I've got quite a nasty crash/reset bug in my project. It occurs when it's running right on the edge of using too much CPU time in a frame but is it normal for the NES to reset itself in those kind of circumstances? It happens both on hardware (via PowerPak) and in Nestopia (but oddly I can't make it happen in Nintendulator).
There's a lot of PRG and WRAM bank-switching going on so that's probably where I'm going to start looking but I'm pretty fastidious with making sure the correct banks are switched (excessively some might say).
Problem is, because of the configuration, I can only run it in Nestopia (which doesn't have debugging) or Nintendulator (which does but the crash doesn't happen).
Any tips or ideas?
This sure sounds like an annoying bug.
I'd check how you handle interrupts and stack. Maybe this is due to an NMI interrupting right before the frame finishes, and then the next NMI acts the same etc... and this leads the stack to overflow. This is pure speculation though.
Definitely sounds like a possibility.
OK, this might be a dumb question but: how would you prevent that from happening?
That was a dumb question. I just moved a big chunk of code out of the NMI and put it in the background loop.

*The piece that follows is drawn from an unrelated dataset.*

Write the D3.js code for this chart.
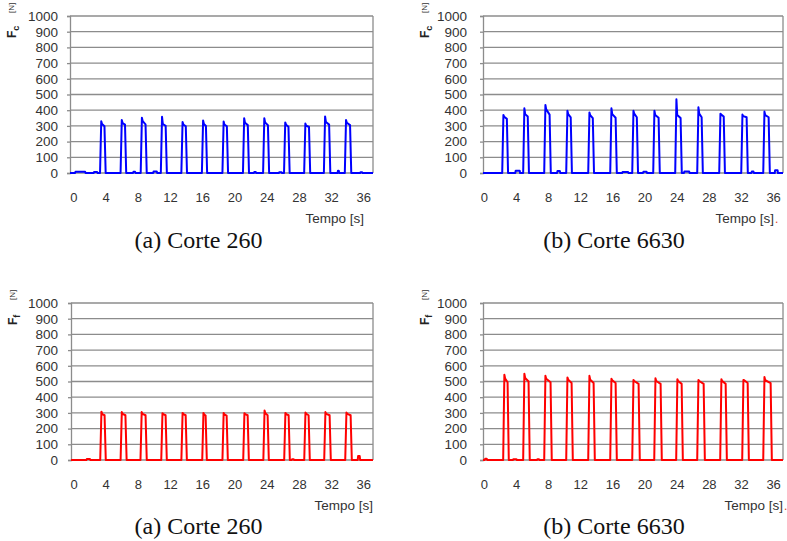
<!DOCTYPE html>
<html>
<head>
<meta charset="utf-8">
<script src="https://cdn.jsdelivr.net/npm/d3@7/dist/d3.min.js"></script>
<style>
  html, body { margin: 0; padding: 0; background: #fff; }
  svg { display: block; }
</style>
</head>
<body>
<svg id="chart" width="787" height="541"></svg>
<script>
// ---- axis ticks ----
const yTicks = [0, 100, 200, 300, 400, 500, 600, 700, 800, 900, 1000];
const xTicks = [0, 4, 8, 12, 16, 20, 24, 28, 32, 36];

// ---- trace span (s) ----
const traceSpan = [-0.5, 37.4];

// ---- (a) Corte 260, cutting force Fc [N] ----
const fc260On    = [3.30, 5.85, 8.35, 10.85, 13.40, 15.95, 18.50, 21.05, 23.55, 26.15, 28.65, 31.10, 33.70];
const fc260Off   = [4.00, 6.55, 9.10, 11.60, 14.10, 16.60, 19.20, 21.80, 24.30, 26.85, 29.40, 31.90, 34.50];
const fc260Peak  = [330, 338, 352, 358, 325, 334, 328, 349, 349, 322, 315, 360, 338];
const fc260Plat  = [312, 318, 330, 312, 308, 312, 308, 320, 322, 308, 302, 325, 320];
const fc260Tail  = [298, 308, 310, 300, 298, 300, 298, 305, 305, 295, 293, 308, 305];
const fc260Blips = [[0.2, 1.5, 8], [2.5, 3.0, 6], [7.4, 7.7, 8], [9.9, 10.4, 10], [22.4, 22.7, 6], [25.5, 25.9, 5], [32.8, 33.0, 15], [35.6, 35.9, 5]];

// ---- (b) Corte 6630, cutting force Fc [N] ----
const fc6630On    = [2.27, 4.88, 7.50, 10.24, 12.98, 15.72, 18.46, 21.07, 23.81, 26.55, 29.29, 32.03, 34.77];
const fc6630Off   = [3.00, 5.60, 8.32, 10.95, 13.70, 16.54, 19.18, 21.89, 24.63, 27.25, 30.00, 32.85, 35.59];
const fc6630Peak  = [370, 412, 433, 397, 385, 412, 397, 397, 469, 418, 378, 372, 391];
const fc6630Plat  = [358, 375, 405, 375, 368, 375, 378, 370, 370, 378, 372, 362, 368];
const fc6630Tail  = [345, 360, 372, 355, 350, 352, 355, 352, 350, 355, 360, 355, 355];
const fc6630Blips = [[3.9, 4.5, 15], [9.1, 9.5, 12], [17.2, 18.0, 6], [19.8, 20.3, 8], [24.9, 25.6, 10], [33.3, 33.6, 10], [36.2, 36.6, 18]];

// ---- (a) Corte 260, feed force Ff [N] ----
const ff260On    = [3.32, 5.85, 8.32, 10.90, 13.40, 15.99, 18.50, 21.08, 23.58, 26.17, 28.66, 31.14, 33.75];
const ff260Off   = [4.01, 6.60, 9.10, 11.59, 14.08, 16.56, 19.17, 21.78, 24.26, 26.87, 29.35, 31.96, 34.57];
const ff260Peak  = [308, 305, 305, 298, 300, 300, 300, 298, 315, 300, 302, 305, 302];
const ff260Plat  = [292, 294, 294, 292, 292, 290, 290, 292, 298, 292, 294, 294, 294];
const ff260Tail  = [285, 285, 285, 285, 285, 283, 283, 285, 285, 285, 285, 285, 285];
const ff260Blips = [[1.6, 2.1, 6], [27.1, 27.4, 5], [35.3, 35.6, 25]];

// ---- (b) Corte 6630, feed force Ff [N] ----
const ff6630On    = [2.39, 4.88, 7.50, 10.24, 12.98, 15.72, 18.46, 21.20, 23.93, 26.55, 29.41, 32.15, 34.77];
const ff6630Off   = [3.09, 5.70, 8.44, 11.06, 13.80, 16.54, 19.40, 22.14, 24.76, 27.50, 30.24, 32.98, 35.84];
const ff6630Peak  = [543, 549, 536, 526, 536, 517, 510, 521, 515, 510, 515, 510, 528];
const ff6630Plat  = [518, 522, 518, 512, 512, 508, 503, 503, 503, 503, 503, 508, 508];
const ff6630Tail  = [495, 500, 495, 490, 490, 490, 485, 485, 485, 485, 485, 490, 490];
const ff6630Blips = [[0.1, 0.4, 8], [3.6, 4.1, 5], [6.6, 6.9, 5]];

const captions = ["(a) Corte 260", "(b) Corte 6630"];

// ---- layout ----
const RISE = 0.15;          // rise / fall time of each cut (s)
const panels = [
  { x0: 70,  x1: 373, y0: 16,  y1: 173, tMin: -0.43, tMax: 37.2,  pad: 9,  tempoDx: -9, dot: false,
    sub: "c", color: "#0000ff", on: fc260On, off: fc260Off, peak: fc260Peak, plat: fc260Plat, tail: fc260Tail, blips: fc260Blips },
  { x0: 483, x1: 783, y0: 16,  y1: 173, tMin: -0.12, tMax: 37.23, pad: 13, tempoDx: -9, dot: true,
    sub: "c", color: "#0000ff", on: fc6630On, off: fc6630Off, peak: fc6630Peak, plat: fc6630Plat, tail: fc6630Tail, blips: fc6630Blips },
  { x0: 71,  x1: 373, y0: 303, y1: 460, tMin: -0.31, tMax: 37.2,  pad: 10, tempoDx: 0,  dot: false,
    sub: "f", color: "#ff0000", on: ff260On, off: ff260Off, peak: ff260Peak, plat: ff260Plat, tail: ff260Tail, blips: ff260Blips },
  { x0: 483, x1: 783, y0: 303, y1: 460, tMin: -0.12, tMax: 37.23, pad: 13, tempoDx: 0,  dot: true,
    sub: "f", color: "#ff0000", on: ff6630On, off: ff6630Off, peak: ff6630Peak, plat: ff6630Plat, tail: ff6630Tail, blips: ff6630Blips }
];

const svg = d3.select("#chart");
const SANS = '"Liberation Sans"';
const SERIF = '"Liberation Serif"';
const GRID = "#8c8c8c";
const TXT = "#333";

function tracePoints(p) {
  const pts = [[traceSpan[0], 0], [traceSpan[1], 0]];
  p.blips.forEach(([a, b, v]) => pts.push([a, 0], [a + 0.05, v], [b - 0.05, v], [b, 0]));
  p.on.forEach((t0, i) => {
    const t1 = p.off[i];
    pts.push([t0, 0], [t0 + RISE, p.peak[i]], [t0 + RISE + 0.1, p.plat[i]], [t1 - RISE, p.tail[i]], [t1, 0]);
  });
  return pts.sort((a, b) => a[0] - b[0]);
}

panels.forEach((p, k) => {
  const x = d3.scaleLinear().domain([p.tMin, p.tMax]).range([p.x0, p.x1]);
  const y = d3.scaleLinear().domain([0, 1000]).range([p.y1, p.y0]);
  const g = svg.append("g");

  // horizontal grid
  g.append("g").selectAll("line").data(yTicks).join("line")
    .attr("x1", p.x0).attr("x2", p.x1)
    .attr("y1", d => y(d)).attr("y2", d => y(d))
    .attr("stroke", GRID).attr("stroke-width", 1.3);
  // right border
  g.append("line").attr("x1", p.x1).attr("x2", p.x1).attr("y1", p.y0).attr("y2", p.y1)
    .attr("stroke", GRID).attr("stroke-width", 1.3);

  // y axis
  const ya = g.append("g").attr("transform", `translate(${p.x0},0)`)
    .call(d3.axisLeft(y).tickValues(yTicks).tickFormat(d3.format("d")).tickSize(3).tickPadding(p.pad));
  ya.attr("font-family", null).attr("font-size", null);
  ya.select(".domain").attr("stroke", GRID).attr("stroke-width", 1.3);
  ya.selectAll(".tick line").attr("stroke", GRID).attr("stroke-width", 1.3);
  ya.selectAll(".tick text").style("font-family", SANS).style("font-size", "13.5px").attr("fill", TXT);

  // x axis labels
  const xa = g.append("g").attr("transform", `translate(0,${p.y1})`)
    .call(d3.axisBottom(x).tickValues(xTicks).tickFormat(d3.format("d")).tickSize(0).tickPadding(19.5));
  xa.attr("font-family", null).attr("font-size", null);
  xa.select(".domain").remove();
  xa.selectAll(".tick text").style("font-family", SANS).style("font-size", "13px").attr("fill", TXT);

  // axis titles
  g.append("text").attr("x", p.x1 + p.tempoDx).attr("y", p.y1 + 49.5)
    .attr("text-anchor", "end").style("font-family", SANS).style("font-size", "13.5px").attr("fill", TXT)
    .text("Tempo [s]");
  if (p.dot) {
    g.append("text").attr("x", p.x1 + p.tempoDx + 1).attr("y", p.y1 + 49.5)
      .style("font-family", SANS).style("font-size", "12px").attr("fill", "#e0401c").text(".");
  }
  const yt = g.append("text")
    .attr("transform", `translate(${p.x0 - 54},${p.y0 + 22}) rotate(-90)`)
    .style("font-family", SANS).attr("font-weight", "bold").attr("fill", "#222");
  yt.append("tspan").style("font-size", "12px").text("F");
  yt.append("tspan").style("font-size", "9px").attr("dy", 3).text(p.sub);
  g.append("text")
    .attr("transform", `translate(${p.x0 - 56},${p.y0 - 3}) rotate(-90)`)
    .style("font-family", SANS).style("font-size", "8px").attr("fill", "#333")
    .text("[N]");

  // force trace
  const clipId = "clip" + k;
  svg.append("clipPath").attr("id", clipId).append("rect")
    .attr("x", p.x0).attr("y", p.y0 - 5).attr("width", p.x1 - p.x0).attr("height", p.y1 - p.y0 + 6);
  const line = d3.line().x(d => x(d[0])).y(d => y(d[1]));
  g.append("path").attr("clip-path", `url(#${clipId})`)
    .attr("d", line(tracePoints(p)))
    .attr("fill", "none").attr("stroke", p.color).attr("stroke-width", 2)
    .attr("stroke-linejoin", "round");
});

// sub-figure captions
const capX = [198.5, 614];
const capY = [248, 534];
capY.forEach(cy => {
  captions.forEach((c, i) => {
    svg.append("text").attr("x", capX[i]).attr("y", cy).attr("text-anchor", "middle")
      .style("font-family", SERIF).style("font-size", "24px").attr("fill", "#111").text(c);
  });
});
</script>
</body>
</html>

Seems a lot more stable. Schoolboy error
Still isn't that just hiding the problem? Your program shouldn't crash because too much cpu time is used in a frame. While you could go on like that just trying to make it impossible for that to happen, what if you miss something? Crashing bugs are definitely not something you want to leave unfixed.
You can increment a counter in the NMI, and decrement it before returning. If the increment makes it higher than 1, then it's a recursive NMI. I think I had seen code like that in Metroid.
MottZilla wrote:
Still isn't that just hiding the problem? Your program shouldn't crash because too much cpu time is used in a frame. While you could go on like that just trying to make it impossible for that to happen, what if you miss something? Crashing bugs are definitely not something you want to leave unfixed.
Oh, I totally agree.
Evidence would definitely point to a recursive NMI though - if I added deliberate delay loops into the block of code (that I've now moved to background loop), it would crash with far higher frequency.
Now that I (hopefully) know what conditions are causing the issue I can try to figure out how to cope with them.
So far though, without changing any other code, it survived an extended period of 'stress testing'.
If you did it the "everything in NMI way", then you'd want to make sure only the first "quick" part of the NMI (video + sound) is done each time, but that the next part (logic) is only done if there isn't any previous NMI going on.
I have a feeling that what happens is that because I'm saving the current PRG bank and the current WRAM bank at the start of the NMI and then restoring it at the end, if I get a recursive NMI the PRG/WRAM banks could get restored to the wrong values.
For example, say the PRG bank was set to 0 when the NMI occurred and then in the NMI I'm switching the PRG bank to 1 (where, say, my screen code is located), then restoring it back to 0 on exiting the NMI. If the PRG bank hasn't been restored by the time another NMI occurs, the saved PRG bank then becomes 1, so when it does eventually get restored from the saved value (next frame), it gets restored to 1 instead of the 0 that it was originally.
I'm pretty sure that's what was happening. I'd be interested in suggestions of how to get around that although I have moved code around (out of the NMI) now and it's a lot more stable.
I'd suggest save the old bank on the stack instead of using a fixed memory adress.
If you save data to the stack instead of fixed memory locations (variables), as long as the stack doesn't overflow everything can be restored correctly.